* begin GIVEN MATERIAL *

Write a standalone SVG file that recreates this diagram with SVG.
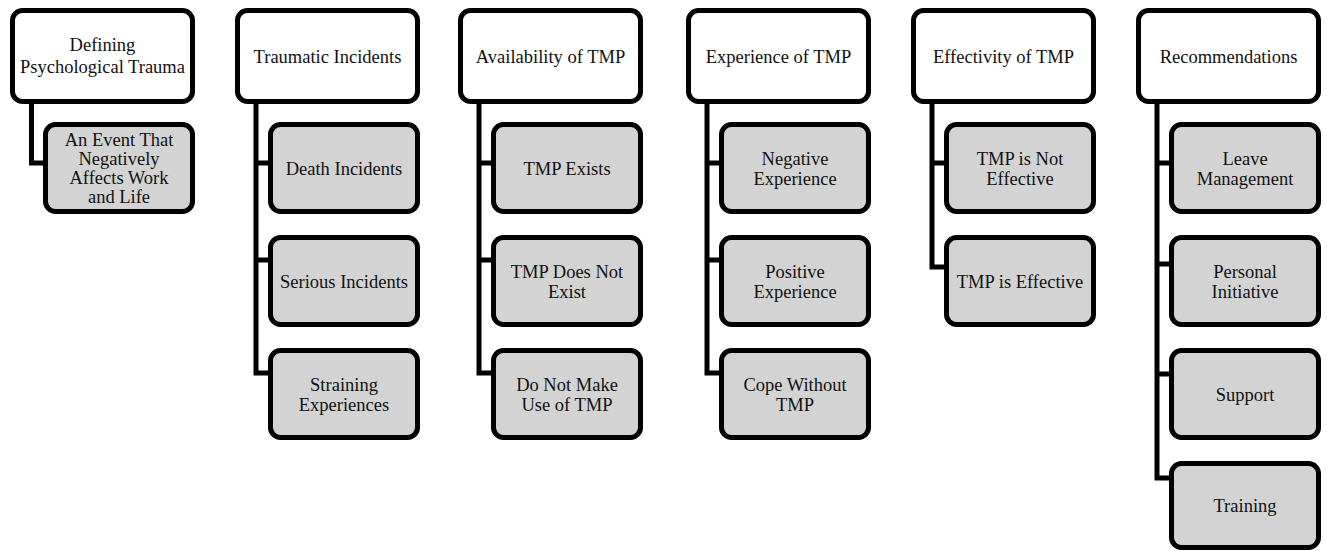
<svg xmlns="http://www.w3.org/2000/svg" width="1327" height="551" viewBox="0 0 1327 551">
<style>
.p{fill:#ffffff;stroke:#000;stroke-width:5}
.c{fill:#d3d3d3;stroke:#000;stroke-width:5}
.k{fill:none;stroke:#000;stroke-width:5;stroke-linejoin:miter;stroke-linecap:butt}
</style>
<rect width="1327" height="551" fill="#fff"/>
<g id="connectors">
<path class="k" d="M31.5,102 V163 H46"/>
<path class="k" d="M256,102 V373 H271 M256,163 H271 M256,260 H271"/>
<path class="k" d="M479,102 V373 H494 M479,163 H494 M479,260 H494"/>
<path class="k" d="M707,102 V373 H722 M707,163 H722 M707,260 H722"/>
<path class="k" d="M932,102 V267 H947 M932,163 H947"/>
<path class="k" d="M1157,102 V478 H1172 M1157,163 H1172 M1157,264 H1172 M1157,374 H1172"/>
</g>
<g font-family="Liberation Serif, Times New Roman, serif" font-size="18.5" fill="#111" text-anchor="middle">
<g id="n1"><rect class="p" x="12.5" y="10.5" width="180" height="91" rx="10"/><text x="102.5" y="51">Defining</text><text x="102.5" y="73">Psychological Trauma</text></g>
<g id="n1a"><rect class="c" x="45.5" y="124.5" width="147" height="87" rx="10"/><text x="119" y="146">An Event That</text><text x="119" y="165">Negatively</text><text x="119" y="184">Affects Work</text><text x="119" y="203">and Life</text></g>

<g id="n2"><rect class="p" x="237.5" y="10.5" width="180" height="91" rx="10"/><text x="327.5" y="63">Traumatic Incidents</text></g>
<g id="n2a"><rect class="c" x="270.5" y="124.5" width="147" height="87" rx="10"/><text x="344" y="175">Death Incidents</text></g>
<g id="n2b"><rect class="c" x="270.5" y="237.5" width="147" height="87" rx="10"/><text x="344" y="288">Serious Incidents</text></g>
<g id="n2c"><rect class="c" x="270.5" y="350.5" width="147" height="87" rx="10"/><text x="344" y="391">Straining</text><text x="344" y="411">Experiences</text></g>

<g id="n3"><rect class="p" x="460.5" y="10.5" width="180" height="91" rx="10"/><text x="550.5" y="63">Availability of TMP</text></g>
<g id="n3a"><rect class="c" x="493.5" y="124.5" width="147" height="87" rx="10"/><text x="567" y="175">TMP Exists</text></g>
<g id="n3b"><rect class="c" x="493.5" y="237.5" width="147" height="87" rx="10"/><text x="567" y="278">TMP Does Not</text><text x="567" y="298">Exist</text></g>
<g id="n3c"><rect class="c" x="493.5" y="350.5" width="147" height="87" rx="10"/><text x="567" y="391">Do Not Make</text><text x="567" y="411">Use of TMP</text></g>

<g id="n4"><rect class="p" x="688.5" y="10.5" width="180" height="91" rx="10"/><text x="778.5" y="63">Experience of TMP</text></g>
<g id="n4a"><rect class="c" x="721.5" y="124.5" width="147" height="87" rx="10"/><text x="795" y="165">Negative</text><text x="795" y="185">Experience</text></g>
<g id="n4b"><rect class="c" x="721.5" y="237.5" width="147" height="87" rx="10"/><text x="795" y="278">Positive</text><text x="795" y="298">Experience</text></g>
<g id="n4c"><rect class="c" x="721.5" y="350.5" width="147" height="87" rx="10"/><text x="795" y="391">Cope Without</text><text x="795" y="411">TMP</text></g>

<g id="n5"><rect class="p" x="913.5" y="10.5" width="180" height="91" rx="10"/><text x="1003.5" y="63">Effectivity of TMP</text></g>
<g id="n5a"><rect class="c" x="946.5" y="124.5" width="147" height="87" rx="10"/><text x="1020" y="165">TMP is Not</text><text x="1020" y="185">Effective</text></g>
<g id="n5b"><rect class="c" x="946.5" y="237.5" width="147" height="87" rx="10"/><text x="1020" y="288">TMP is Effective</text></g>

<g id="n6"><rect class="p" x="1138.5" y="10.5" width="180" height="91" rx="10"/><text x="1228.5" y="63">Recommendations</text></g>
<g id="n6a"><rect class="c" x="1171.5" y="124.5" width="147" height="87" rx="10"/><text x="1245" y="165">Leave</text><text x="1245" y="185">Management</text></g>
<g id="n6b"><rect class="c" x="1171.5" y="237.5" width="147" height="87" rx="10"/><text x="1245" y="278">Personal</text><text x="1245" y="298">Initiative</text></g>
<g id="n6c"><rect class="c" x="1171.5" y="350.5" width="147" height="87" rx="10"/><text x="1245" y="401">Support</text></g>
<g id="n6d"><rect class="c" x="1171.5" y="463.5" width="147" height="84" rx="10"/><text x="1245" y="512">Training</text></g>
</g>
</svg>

* end GIVEN MATERIAL *

SET EXERCISE
Retype the whole listing exactly and leave the pictures out.

SOLVED EXERCISE
Write a standalone SVG file that recreates this diagram with SVG.
<svg xmlns="http://www.w3.org/2000/svg" width="1327" height="551" viewBox="0 0 1327 551">
<style>
.p{fill:#ffffff;stroke:#000;stroke-width:5}
.c{fill:#d3d3d3;stroke:#000;stroke-width:5}
.k{fill:none;stroke:#000;stroke-width:5;stroke-linejoin:miter;stroke-linecap:butt}
</style>
<rect width="1327" height="551" fill="#fff"/>
<g id="connectors">
<path class="k" d="M31.5,102 V163 H46"/>
<path class="k" d="M256,102 V373 H271 M256,163 H271 M256,260 H271"/>
<path class="k" d="M479,102 V373 H494 M479,163 H494 M479,260 H494"/>
<path class="k" d="M707,102 V373 H722 M707,163 H722 M707,260 H722"/>
<path class="k" d="M932,102 V267 H947 M932,163 H947"/>
<path class="k" d="M1157,102 V478 H1172 M1157,163 H1172 M1157,264 H1172 M1157,374 H1172"/>
</g>
<g font-family="Liberation Serif, Times New Roman, serif" font-size="18.5" fill="#111" text-anchor="middle">
<g id="n1"><rect class="p" x="12.5" y="10.5" width="180" height="91" rx="10"/><text x="102.5" y="51">Defining</text><text x="102.5" y="73">Psychological Trauma</text></g>
<g id="n1a"><rect class="c" x="45.5" y="124.5" width="147" height="87" rx="10"/><text x="119" y="146">An Event That</text><text x="119" y="165">Negatively</text><text x="119" y="184">Affects Work</text><text x="119" y="203">and Life</text></g>

<g id="n2"><rect class="p" x="237.5" y="10.5" width="180" height="91" rx="10"/><text x="327.5" y="63">Traumatic Incidents</text></g>
<g id="n2a"><rect class="c" x="270.5" y="124.5" width="147" height="87" rx="10"/><text x="344" y="175">Death Incidents</text></g>
<g id="n2b"><rect class="c" x="270.5" y="237.5" width="147" height="87" rx="10"/><text x="344" y="288">Serious Incidents</text></g>
<g id="n2c"><rect class="c" x="270.5" y="350.5" width="147" height="87" rx="10"/><text x="344" y="391">Straining</text><text x="344" y="411">Experiences</text></g>

<g id="n3"><rect class="p" x="460.5" y="10.5" width="180" height="91" rx="10"/><text x="550.5" y="63">Availability of TMP</text></g>
<g id="n3a"><rect class="c" x="493.5" y="124.5" width="147" height="87" rx="10"/><text x="567" y="175">TMP Exists</text></g>
<g id="n3b"><rect class="c" x="493.5" y="237.5" width="147" height="87" rx="10"/><text x="567" y="278">TMP Does Not</text><text x="567" y="298">Exist</text></g>
<g id="n3c"><rect class="c" x="493.5" y="350.5" width="147" height="87" rx="10"/><text x="567" y="391">Do Not Make</text><text x="567" y="411">Use of TMP</text></g>

<g id="n4"><rect class="p" x="688.5" y="10.5" width="180" height="91" rx="10"/><text x="778.5" y="63">Experience of TMP</text></g>
<g id="n4a"><rect class="c" x="721.5" y="124.5" width="147" height="87" rx="10"/><text x="795" y="165">Negative</text><text x="795" y="185">Experience</text></g>
<g id="n4b"><rect class="c" x="721.5" y="237.5" width="147" height="87" rx="10"/><text x="795" y="278">Positive</text><text x="795" y="298">Experience</text></g>
<g id="n4c"><rect class="c" x="721.5" y="350.5" width="147" height="87" rx="10"/><text x="795" y="391">Cope Without</text><text x="795" y="411">TMP</text></g>

<g id="n5"><rect class="p" x="913.5" y="10.5" width="180" height="91" rx="10"/><text x="1003.5" y="63">Effectivity of TMP</text></g>
<g id="n5a"><rect class="c" x="946.5" y="124.5" width="147" height="87" rx="10"/><text x="1020" y="165">TMP is Not</text><text x="1020" y="185">Effective</text></g>
<g id="n5b"><rect class="c" x="946.5" y="237.5" width="147" height="87" rx="10"/><text x="1020" y="288">TMP is Effective</text></g>

<g id="n6"><rect class="p" x="1138.5" y="10.5" width="180" height="91" rx="10"/><text x="1228.5" y="63">Recommendations</text></g>
<g id="n6a"><rect class="c" x="1171.5" y="124.5" width="147" height="87" rx="10"/><text x="1245" y="165">Leave</text><text x="1245" y="185">Management</text></g>
<g id="n6b"><rect class="c" x="1171.5" y="237.5" width="147" height="87" rx="10"/><text x="1245" y="278">Personal</text><text x="1245" y="298">Initiative</text></g>
<g id="n6c"><rect class="c" x="1171.5" y="350.5" width="147" height="87" rx="10"/><text x="1245" y="401">Support</text></g>
<g id="n6d"><rect class="c" x="1171.5" y="463.5" width="147" height="84" rx="10"/><text x="1245" y="512">Training</text></g>
</g>
</svg>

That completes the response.